• Given exercise: Check each line below for "TypeScript" and report how many have it, nothing else.
=== Data shown ===
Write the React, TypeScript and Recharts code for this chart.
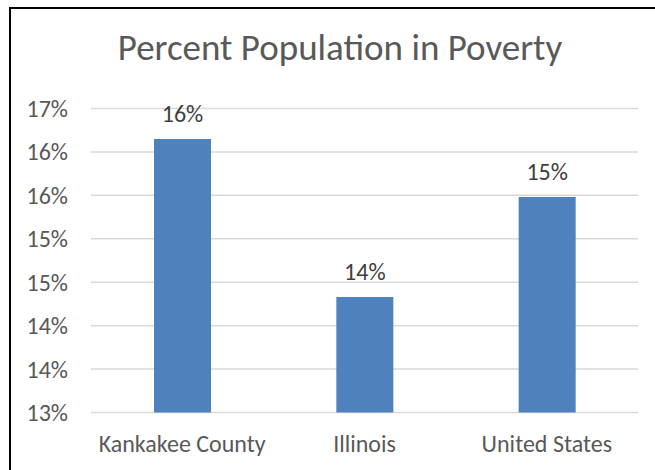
import React from 'react';
import { BarChart, Bar, XAxis, YAxis, CartesianGrid, LabelList } from 'recharts';

const regions = ['Kankakee County', 'Illinois', 'United States'];
const povertyPct = [16.15, 14.33, 15.48];
const yTicks = [13, 13.5, 14, 14.5, 15, 15.5, 16, 16.5];

const data = regions.map((name, i) => ({ name, value: povertyPct[i] }));

const font = 'Calibri, Carlito, Lato, sans-serif';
const textColor = '#595959';
const pct = (v: number) => `${Math.round(v)}%`;

const App: React.FC = () => {
  return (
    <div style={{ position: 'absolute', left: 0, top: 0, width: 655, height: 470, background: '#fff', overflow: 'hidden' }}>
      <div
        style={{
          position: 'absolute',
          left: 9,
          top: 7,
          width: 646,
          height: 463,
          boxSizing: 'border-box',
          borderLeft: '2px solid #000',
          borderTop: '2px solid #000',
        }}
      />
      <div
        style={{
          position: 'absolute',
          left: 0,
          width: 680,
          top: 26,
          textAlign: 'center',
          fontFamily: font,
          fontSize: 37,
          color: textColor,
          lineHeight: '44px',
        }}
      >
        Percent Population in Poverty
      </div>
      <div style={{ position: 'absolute', left: 0, top: 0 }}>
        <BarChart width={655} height={470} data={data} margin={{ top: 108.5, right: 17, bottom: 7.5, left: 0 }}>
          <CartesianGrid vertical={false} stroke="#D9D9D9" strokeWidth={1.5} />
          <XAxis
            dataKey="name"
            height={50}
            axisLine={false}
            tickLine={false}
            tickSize={0}
            tickMargin={22.5}
            tick={{ fill: textColor, fontSize: 24, fontFamily: font }}
          />
          <YAxis
            width={91}
            domain={[13, 16.5]}
            ticks={yTicks}
            interval={0}
            axisLine={false}
            tickLine={false}
            tickSize={0}
            tickMargin={23}
            tickFormatter={pct}
            tick={{ fill: textColor, fontSize: 24, fontFamily: font }}
          />
          <Bar dataKey="value" fill="#4F81BD" barSize={57} isAnimationActive={false}>
            <LabelList
              dataKey="value"
              position="top"
              offset={17}
              formatter={(v: any) => pct(Number(v))}
              style={{ fill: '#404040', fontSize: 24, fontFamily: font }}
            />
          </Bar>
        </BarChart>
      </div>
    </div>
  );
};

export default App;
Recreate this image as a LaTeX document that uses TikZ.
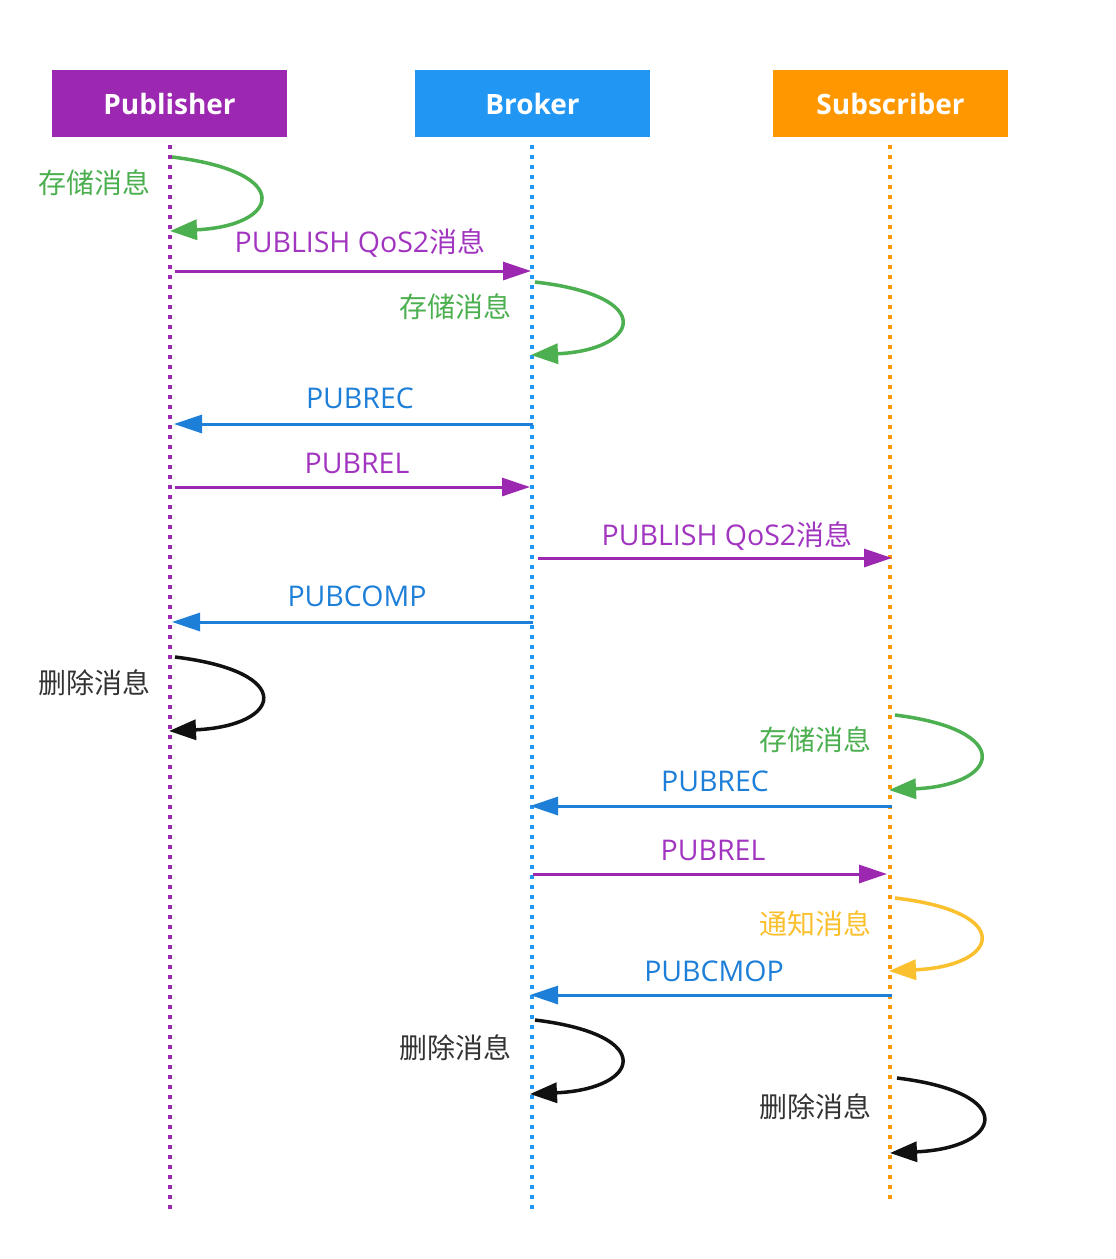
\documentclass[tikz,border=0pt]{standalone}
\usepackage{fontspec}
\setmainfont{Noto Sans CJK SC}
\newfontfamily\lat{Open Sans}
\usetikzlibrary{arrows.meta}
\definecolor{cpub}{HTML}{9C27B0}
\definecolor{cbrk}{HTML}{2196F3}
\definecolor{csub}{HTML}{FF9800}
\definecolor{cblue}{HTML}{1E7FD8}
\definecolor{cpurp}{HTML}{A235C0}
\definecolor{cgreen}{HTML}{4CAF50}
\definecolor{cyel}{HTML}{FBC02D}
\definecolor{cblk}{HTML}{111111}
\tikzset{
  hdr/.style={minimum width=235pt,minimum height=67pt,inner sep=0pt,text=white,font=\lat\bfseries\fontsize{28}{32}\selectfont},
  life/.style={line width=3.5pt,dash pattern=on 3.5pt off 6.5pt},
  msg/.style={line width=3pt,-{Triangle[length=28pt,width=18pt]}},
  loopa/.style={line width=3.5pt,-{Triangle[length=27pt,width=20pt]}},
  lbl/.style={inner sep=0pt,font=\fontsize{28}{30}\selectfont},
  llbl/.style={inner sep=0pt,font=\lat\fontsize{28.5}{30}\selectfont},
}
\begin{document}
\begin{tikzpicture}[x=1pt,y=-1pt]
\useasboundingbox[fill=white] (0,0) rectangle (1116,1259);
% headers
\node[hdr,fill=cpub] (P) at (169.5,103.5) {Publisher};
\node[hdr,fill=cbrk] (B) at (532.5,103.5) {Broker};
\node[hdr,fill=csub] (S) at (890.5,103.5) {Subscriber};
% lifelines
\coordinate (Pe) at (170,1212);
\coordinate (Be) at (532,1212);
\coordinate (Se) at (890,1200);
\draw[life,cpub] (P.south -| Pe) ++(0,8) -- (Pe);
\draw[life,cbrk] (B.south -| Be) ++(0,8) -- (Be);
\draw[life,csub] (S.south -| Se) ++(0,8) -- (Se);
% 1 publisher store
\coordinate (l1a) at (172,157); \coordinate (l1b) at (170,231);
\draw[loopa,cgreen] (l1a) .. controls (296,172) and (280,226) .. (l1b);
\node[lbl,text=cgreen] (t1) at (94,183) {存储消息};
% publish
\coordinate (m1a) at (175,271); \coordinate (m1b) at (531,271);
\draw[msg,cpub] (m1a) -- (m1b);
\node[llbl,text=cpurp,anchor=base] (t2) at (360,252) {PUBLISH QoS2{\rmfamily\fontsize{28}{30}\selectfont 消息}};
% broker store
\coordinate (l2a) at (535,282); \coordinate (l2b) at (531,355);
\draw[loopa,cgreen] (l2a) .. controls (658,296) and (640,350) .. (l2b);
\node[lbl,text=cgreen] (t3) at (455,307) {存储消息};
% pubrec
\coordinate (m2a) at (533,424); \coordinate (m2b) at (174,424);
\draw[msg,cblue] (m2a) -- (m2b);
\node[llbl,text=cblue,anchor=base] (t4) at (360,408) {PUBREC};
% pubrel
\coordinate (m3a) at (175,487); \coordinate (m3b) at (530,487);
\draw[msg,cpub] (m3a) -- (m3b);
\node[llbl,text=cpurp,anchor=base] (t5) at (357,473) {PUBREL};
% publish to sub
\coordinate (m4a) at (538,558); \coordinate (m4b) at (892,558);
\draw[msg,cpub] (m4a) -- (m4b);
\node[llbl,text=cpurp,anchor=base] (t6) at (727,545) {PUBLISH QoS2{\rmfamily\fontsize{28}{30}\selectfont 消息}};
% pubcomp
\coordinate (m5a) at (533,622); \coordinate (m5b) at (172,622);
\draw[msg,cblue] (m5a) -- (m5b);
\node[llbl,text=cblue,anchor=base] (t7) at (357,606) {PUBCOMP};
% publisher delete
\coordinate (l3a) at (175,657); \coordinate (l3b) at (169,731);
\draw[loopa,cblk] (l3a) .. controls (298,672) and (282,726) .. (l3b);
\node[lbl,text=black!80] (t8) at (94,683) {删除消息};
% subscriber store
\coordinate (l4a) at (895,715); \coordinate (l4b) at (889,790);
\draw[loopa,cgreen] (l4a) .. controls (1016,730) and (1000,785) .. (l4b);
\node[lbl,text=cgreen] (t9) at (815,740) {存储消息};
% pubrec 2
\coordinate (m6a) at (892,806); \coordinate (m6b) at (530,806);
\draw[msg,cblue] (m6a) -- (m6b);
\node[llbl,text=cblue,anchor=base] (t10) at (715,791) {PUBREC};
% pubrel 2
\coordinate (m7a) at (533,874); \coordinate (m7b) at (887,874);
\draw[msg,cpub] (m7a) -- (m7b);
\node[llbl,text=cpurp,anchor=base] (t11) at (713,860) {PUBREL};
% notify
\coordinate (l5a) at (895,898); \coordinate (l5b) at (889,971);
\draw[loopa,cyel] (l5a) .. controls (1016,912) and (1000,966) .. (l5b);
\node[lbl,text=cyel] (t12) at (815,924) {通知消息};
% pubcmop
\coordinate (m8a) at (892,995); \coordinate (m8b) at (530,995);
\draw[msg,cblue] (m8a) -- (m8b);
\node[llbl,text=cblue,anchor=base] (t13) at (714,981) {PUBCMOP};
% broker delete
\coordinate (l6a) at (535,1020); \coordinate (l6b) at (530,1094);
\draw[loopa,cblk] (l6a) .. controls (658,1035) and (640,1089) .. (l6b);
\node[lbl,text=black!80] (t14) at (455,1048) {删除消息};
% subscriber delete
\coordinate (l7a) at (897,1078); \coordinate (l7b) at (890,1153);
\draw[loopa,cblk] (l7a) .. controls (1020,1093) and (1002,1148) .. (l7b);
\node[lbl,text=black!80] (t15) at (815,1107) {删除消息};
\end{tikzpicture}
\end{document}
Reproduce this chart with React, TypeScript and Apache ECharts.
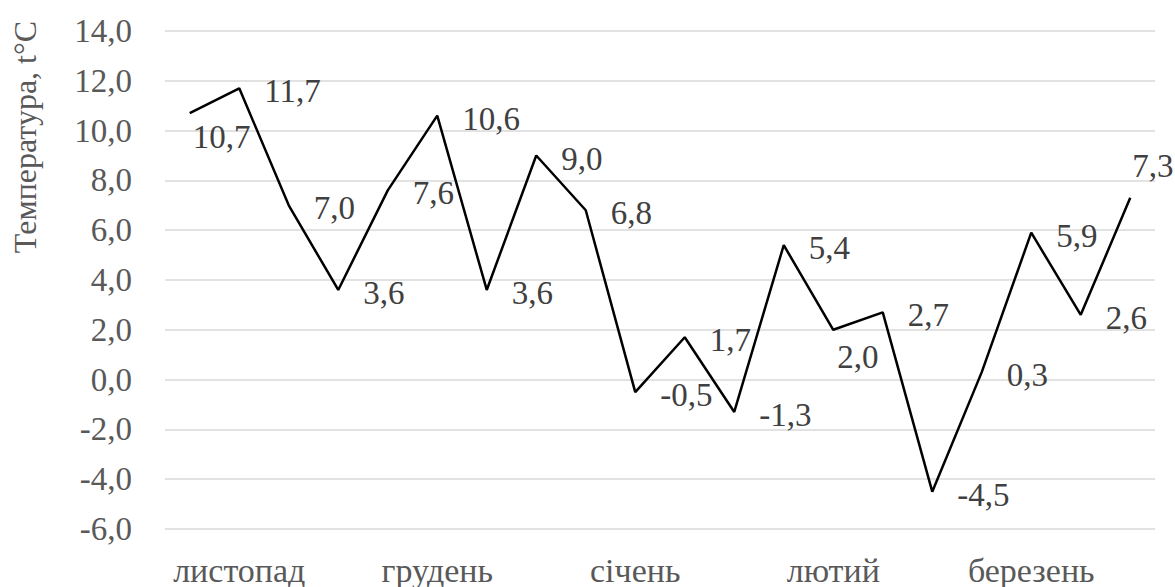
import React, { useEffect, useRef } from "react";
import * as echarts from "echarts";

const months = ["листопад", "грудень", "січень", "лютий", "березень"];
const periodsPerMonth = ["1", "2", "3", "4"];
const temperatures = [
  10.7, 11.7, 7.0, 3.6, 7.6, 10.6, 3.6, 9.0, 6.8, -0.5,
  1.7, -1.3, 5.4, 2.0, 2.7, -4.5, 0.3, 5.9, 2.6, 7.3,
];
const yMin = -6;
const yMax = 14;
const yStep = 2;
const yTitle = "Температура, t°C";

// label offsets (style, not data)
const labelOffsets: Record<number, [number, number]> = {
  0: [-22, 24],
  13: [-21, 27],
  19: [-23, -32],
};

const categories: string[] = [];
months.forEach((m) => periodsPerMonth.forEach((p) => categories.push(m + " " + p)));

const FONT = "Liberation Serif";
const fmt = (v: number) => v.toFixed(1).replace(".", ",");

export default function App() {
  const ref = useRef<HTMLDivElement>(null);
  useEffect(() => {
    if (!ref.current) return;
    const chart = echarts.init(ref.current, undefined, { renderer: "svg" });
    chart.setOption({
      animation: false,
      backgroundColor: "#ffffff",
      grid: { left: 165, right: 20, top: 31, bottom: 57, containLabel: false },
      xAxis: {
        type: "category",
        data: categories,
        boundaryGap: true,
        axisLine: { show: false },
        axisTick: { show: false },
        splitLine: { show: false },
        axisLabel: {
          interval: (i: number) => i % 4 === 1,
          formatter: (v: string) => v.split(" ")[0],
          color: "#595959",
          fontFamily: FONT,
          fontSize: 34,
          margin: 24,
        },
      },
      yAxis: {
        type: "value",
        min: yMin,
        max: yMax,
        interval: yStep,
        axisLine: { show: false },
        axisTick: { show: false },
        splitLine: { show: true, lineStyle: { color: "#d9d9d9", width: 1.5 } },
        axisLabel: {
          formatter: (v: number) => fmt(v),
          color: "#595959",
          fontFamily: FONT,
          fontSize: 33,
          margin: 33,
        },
      },
      graphic: [
        {
          type: "text",
          x: 25,
          y: 137,
          rotation: Math.PI / 2,
          style: {
            text: yTitle,
            fill: "#595959",
            fontFamily: FONT,
            fontSize: 32,
            align: "center",
            verticalAlign: "middle",
          },
        },
      ],
      series: [
        {
          type: "line",
          data: temperatures.map((v, i) => ({
            value: v,
            label: { offset: labelOffsets[i] || [0, 3] },
          })),
          symbol: "circle",
          symbolSize: 0,
          showSymbol: true,
          lineStyle: { color: "#000000", width: 2.5 },
          itemStyle: { color: "#000000" },
          label: {
            show: true,
            position: "right",
            distance: 25,
            formatter: (p: any) => fmt(p.value),
            color: "#404040",
            fontFamily: FONT,
            fontSize: 33,
            align: "left",
            verticalAlign: "middle",
          },
        },
      ],
    });
    return () => chart.dispose();
  }, []);
  return (
    <div
      ref={ref}
      style={{ position: "fixed", left: 0, top: 0, width: 1175, height: 587 }}
    />
  );
}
===
• Reply: 2